GOAL: Copy out all lines that hold "seaborn".

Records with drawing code
[Start]

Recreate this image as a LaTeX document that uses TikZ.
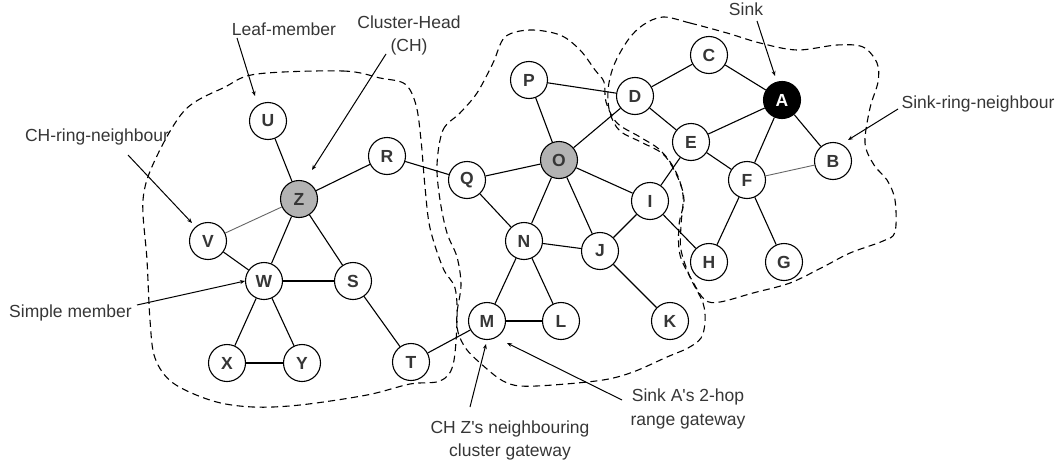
\documentclass[tikz,border=0pt]{standalone}
\usepackage{fontspec}
\setmainfont{Liberation Sans}[Ligatures=TeXOff]
\usetikzlibrary{arrows.meta}
\definecolor{txt}{HTML}{363636}
\definecolor{chfill}{HTML}{B3B3B3}
\definecolor{ringedge}{HTML}{666666}
\tikzset{
  vtx/.style={circle, draw=black, line width=1.1pt, minimum size=37pt, inner sep=0pt, fill=white,
    text=txt, font=\bfseries\fontsize{17.5}{17.5}\selectfont},
  chvtx/.style={vtx, fill=chfill},
  sinkvtx/.style={vtx, fill=black, text=white},
  link/.style={line width=1.1pt, black},
  ringlink/.style={line width=0.9pt, ringedge},
  cluster/.style={dashed, dash pattern=on 7pt off 4.5pt, line width=1.1pt, black},
  lbl/.style={text=txt, font=\fontsize{17.5}{23.5}\selectfont, inner sep=0pt, align=center},
  pointer/.style={line width=1pt, black, -{Stealth[length=5pt,width=4pt]}}
}
\begin{document}
\begin{tikzpicture}[x=1pt,y=-1pt]
\useasboundingbox (0,0) rectangle (1059,463);
% clusters
\draw[cluster] plot[smooth cycle, tension=0.55] coordinates {(257,74) (343,71) (380,78) (405,84) (416,105) (421,140) (425,187) (430,228) (443,268) (455,288) (457,320) (453,365) (440,381) (410,384) (367,395) (300,405) (253,407) (213,401) (173,383) (155,358) (150,320) (147,260) (143,200) (155,160) (185,110) (225,87)};
\draw[cluster] plot[smooth cycle, tension=0.55] coordinates {(437,165) (443,130) (460,113) (477,93) (493,63) (505,37) (530,30) (560,35) (580,50) (595,70) (604,82) (606,102) (617,123) (640,137) (660,150) (675,170) (683,195) (681,225) (681,250) (690,277) (703,303) (705,322) (701,338) (688,348) (667,357) (633,372) (603,380) (553,385) (520,386) (503,381) (487,369) (467,350) (458,332) (457,313) (461,285) (457,257) (447,233) (440,200)};
\draw[cluster] plot[smooth cycle, tension=0.55] coordinates {(663,17) (690,23) (727,33) (760,43) (797,50) (837,45) (863,47) (877,63) (878,82) (870,108) (865,143) (874,165) (887,180) (895,200) (895,232) (883,241) (850,253) (823,267) (790,283) (753,293) (720,302) (705,300) (693,282) (680,255) (679,225) (684,200) (678,178) (664,155) (643,143) (620,131) (610,113) (608,90) (614,65) (628,40) (643,25)};
% nodes
\node[vtx] (U) at (268,121) {U};
\node[chvtx] (Z) at (299,199) {Z};
\node[vtx] (R) at (387,156) {R};
\node[vtx] (V) at (208,241) {V};
\node[vtx] (W) at (264,281) {W};
\node[vtx] (S) at (353,281) {S};
\node[vtx] (X) at (227,363) {X};
\node[vtx] (Y) at (302,363) {Y};
\node[vtx] (T) at (411,362) {T};
\node[vtx] (Q) at (467,180) {Q};
\node[vtx] (P) at (529,80) {P};
\node[chvtx] (O) at (559,160) {O};
\node[vtx] (N) at (524,241) {N};
\node[vtx] (J) at (600,251) {J};
\node[vtx] (I) at (650,201) {I};
\node[vtx] (M) at (487,321) {M};
\node[vtx] (L) at (561,321) {L};
\node[vtx] (K) at (670,321) {K};
\node[vtx] (D) at (635,96) {D};
\node[vtx] (C) at (709,55) {C};
\node[vtx] (E) at (691,142) {E};
\node[sinkvtx] (A) at (782,100) {A};
\node[vtx] (B) at (833,161) {B};
\node[vtx] (F) at (747,180) {F};
\node[vtx] (H) at (709,262) {H};
\node[vtx] (G) at (784,262) {G};
% edges
\draw[link] (U) -- (Z);
\draw[link] (Z) -- (R);
\draw[ringlink] (Z) -- (V);
\draw[link] (Z) -- (W);
\draw[link] (Z) -- (S);
\draw[link] (V) -- (W);
\draw[link] (W) -- (S);
\draw[link] (W) -- (X);
\draw[link] (W) -- (Y);
\draw[link] (X) -- (Y);
\draw[link] (S) -- (T);
\draw[link] (T) -- (M);
\draw[link] (R) -- (Q);
\draw[link] (Q) -- (O);
\draw[link] (Q) -- (N);
\draw[link] (O) -- (P);
\draw[link] (O) -- (D);
\draw[link] (O) -- (N);
\draw[link] (O) -- (J);
\draw[link] (O) -- (I);
\draw[link] (P) -- (D);
\draw[link] (D) -- (C);
\draw[link] (D) -- (E);
\draw[link] (C) -- (A);
\draw[link] (E) -- (A);
\draw[link] (E) -- (F);
\draw[link] (E) -- (I);
\draw[link] (A) -- (F);
\draw[link] (A) -- (B);
\draw[ringlink] (F) -- (B);
\draw[link] (F) -- (H);
\draw[link] (F) -- (G);
\draw[link] (I) -- (H);
\draw[link] (I) -- (J);
\draw[link] (N) -- (J);
\draw[link] (N) -- (M);
\draw[link] (N) -- (L);
\draw[link] (M) -- (L);
\draw[link] (J) -- (K);
% labels (base = baseline of the last line)
\node[lbl, anchor=base] (leaf) at (284,35.5) {Leaf-member};
\node[lbl, anchor=base] (chead) at (409,51.5) {Cluster-Head\\(CH)};
\node[lbl, anchor=base] (ring) at (97,141.5) {CH-ring-neighbour};
\node[lbl, anchor=base] (simple) at (70.5,317) {Simple member};
\node[lbl, anchor=base] (sink) at (746,15.5) {Sink};
\node[lbl, anchor=base] (sring) at (978,108.5) {Sink-ring-neighbour};
\node[lbl, anchor=base] (twohop) at (688,425) {Sink A's 2-hop\\range gateway};
\node[lbl, anchor=base] (nbgw) at (510,456.5) {CH Z's neighbouring\\cluster gateway};
% pointer coordinates
\coordinate (leafS) at (237,38);  \coordinate (leafE) at (255,96);
\coordinate (chS) at (386,54);    \coordinate (chE) at (312,170);
\coordinate (ringS) at (128,155); \coordinate (ringE) at (192,223);
\coordinate (simS) at (137,305);  \coordinate (simE) at (245,281);
\coordinate (sinkS) at (757,21);  \coordinate (sinkE) at (775,76);
\coordinate (srS) at (898,109);   \coordinate (srE) at (848,140);
\coordinate (thS) at (622,400);   \coordinate (thE) at (507,343);
\coordinate (gwS) at (470,407);   \coordinate (gwE) at (486,344);
\draw[pointer] (leafS) -- (leafE);
\draw[pointer] (chS) -- (chE);
\draw[pointer] (ringS) -- (ringE);
\draw[pointer] (simS) -- (simE);
\draw[pointer] (sinkS) -- (sinkE);
\draw[pointer] (srS) -- (srE);
\draw[pointer] (thS) -- (thE);
\draw[pointer] (gwS) -- (gwE);
\end{tikzpicture}
\end{document}
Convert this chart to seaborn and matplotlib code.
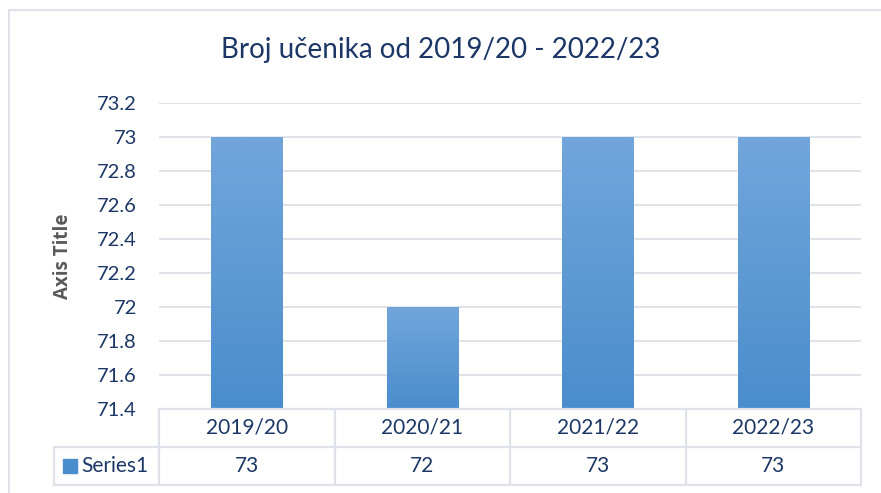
import numpy as np
import pandas as pd
import seaborn as sns
import matplotlib.pyplot as plt
from matplotlib.colors import LinearSegmentedColormap
from matplotlib.lines import Line2D
from matplotlib.patches import Rectangle

# =========================
# Data
# =========================
years = ["2019/20", "2020/21", "2021/22", "2022/23"]
students = [73, 72, 73, 73]
series_name = "Series1"
y_ticks = [71.4, 71.6, 71.8, 72.0, 72.2, 72.4, 72.6, 72.8, 73.0, 73.2]

TITLE = "Broj učenika od 2019/20 - 2022/23"
NAVY = "#1c3766"
GRID = "#dfe2e8"
TOP_BLUE = "#72a6db"
BOTTOM_BLUE = "#4a8dcd"


def tick_fmt(v):
    s = f"{v:.1f}"
    return s[:-2] if s.endswith(".0") else s


def main():
    sns.set_theme(style="white")
    plt.rcParams["font.family"] = ["Lato", "DejaVu Sans"]

    df = pd.DataFrame({"year": years, "value": students})

    fig = plt.figure(figsize=(8.81, 4.93), dpi=100)
    ax = fig.add_axes([159 / 881, 1 - 409 / 493, 702 / 881, 306 / 493])

    sns.barplot(data=df, x="year", y="value", color=BOTTOM_BLUE, width=0.405,
                ax=ax, zorder=3, saturation=1)

    # gradient fill on each bar
    cmap = LinearSegmentedColormap.from_list("bar", [BOTTOM_BLUE, TOP_BLUE])
    grad = np.linspace(0, 1, 256).reshape(-1, 1)
    for p in ax.patches:
        x0, y0 = p.get_x(), 71.4
        x1, y1 = p.get_x() + p.get_width(), p.get_height()
        im = ax.imshow(grad, cmap=cmap, origin="lower", aspect="auto",
                       extent=[x0, x1, y0, y1], zorder=4)
        im.set_clip_path(p)
    ax.set_xlim(-0.5, len(years) - 0.5)
    ax.set_ylim(71.4, 73.2)

    # grid & spines
    ax.set_yticks(y_ticks)
    ax.set_yticklabels([tick_fmt(v) for v in y_ticks])
    for v in y_ticks[1:]:
        ax.axhline(v, color=GRID, lw=1.4, zorder=1)
    for s in ax.spines.values():
        s.set_visible(False)
    ax.tick_params(axis="y", length=0, pad=16, labelsize=14.5, labelcolor=NAVY)
    ax.set_xticks([])
    ax.set_xlabel("")
    ax.set_ylabel("Axis Title", fontsize=13.5, fontweight="bold", color="#595959",
                  family=["Open Sans", "DejaVu Sans"], labelpad=17)

    fig.text(441 / 881, 1 - 50 / 493, TITLE, fontsize=20, color=NAVY,
             ha="center", va="center")

    # data table below the plot area
    h = 38 / 306
    left = -105 / 702
    tkw = dict(color=GRID, lw=1.6, clip_on=False, zorder=5)
    xt = ax.get_xaxis_transform()
    ax.add_line(Line2D([-0.5, 3.5], [0, 0], transform=xt, **tkw))
    ax.add_line(Line2D([left, 1], [-h, -h], transform=ax.transAxes, **tkw))
    ax.add_line(Line2D([left, 1], [-2 * h, -2 * h], transform=ax.transAxes, **tkw))
    ax.add_line(Line2D([left, left], [-h, -2 * h], transform=ax.transAxes, **tkw))
    for b in np.arange(-0.5, len(years)):
        ax.add_line(Line2D([b, b], [0, -2 * h], transform=xt, **tkw))

    for i, (yr, val) in enumerate(zip(years, students)):
        ax.text(i, -h / 2, yr, transform=xt, ha="center", va="center",
                fontsize=15, color=NAVY)
        ax.text(i, -1.5 * h, str(val), transform=xt, ha="center", va="center",
                fontsize=15, color=NAVY)

    ax.add_patch(Rectangle((-96 / 702, -1.5 * h - 7 / 306), 14 / 702, 14 / 306,
                           transform=ax.transAxes, color=BOTTOM_BLUE,
                           clip_on=False, zorder=5))
    ax.text(-78 / 702, -1.5 * h, series_name, transform=ax.transAxes,
            ha="left", va="center", fontsize=15, color=NAVY)

    # chart area border (left and top visible)
    fig.add_artist(Line2D([9 / 881, 9 / 881], [0, 1 - 10 / 493],
                          transform=fig.transFigure, color=GRID, lw=1.5))
    fig.add_artist(Line2D([9 / 881, 1], [1 - 10 / 493, 1 - 10 / 493],
                          transform=fig.transFigure, color=GRID, lw=1.5))

    fig.savefig("out.png", dpi=100)
    plt.close(fig)


if __name__ == "__main__":
    main()
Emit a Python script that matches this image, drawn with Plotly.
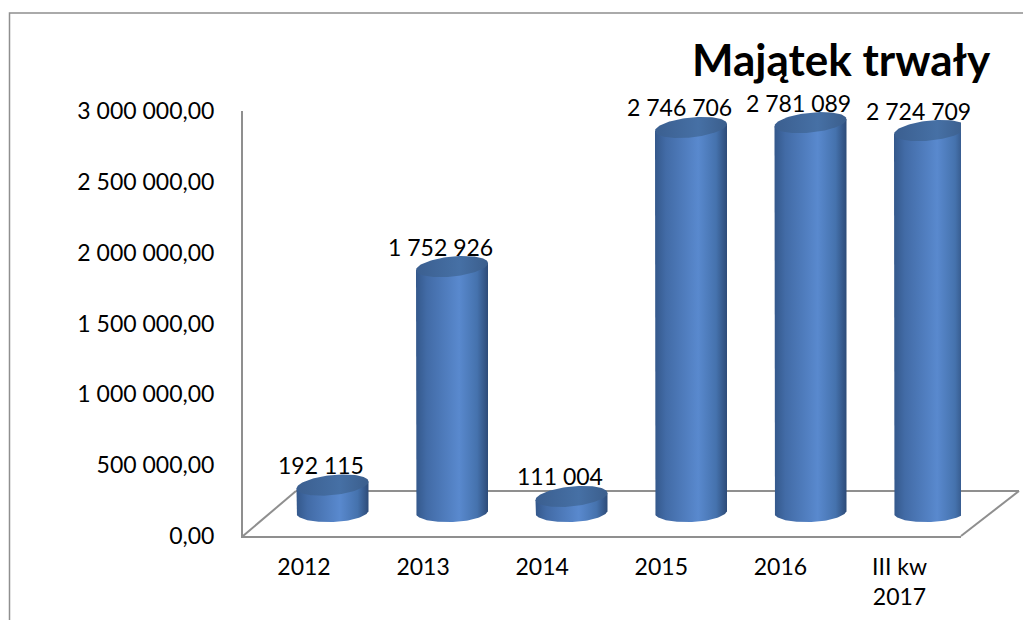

[End]

TASK RESPONSE:
Convert this chart to seaborn and matplotlib code.
import seaborn as sns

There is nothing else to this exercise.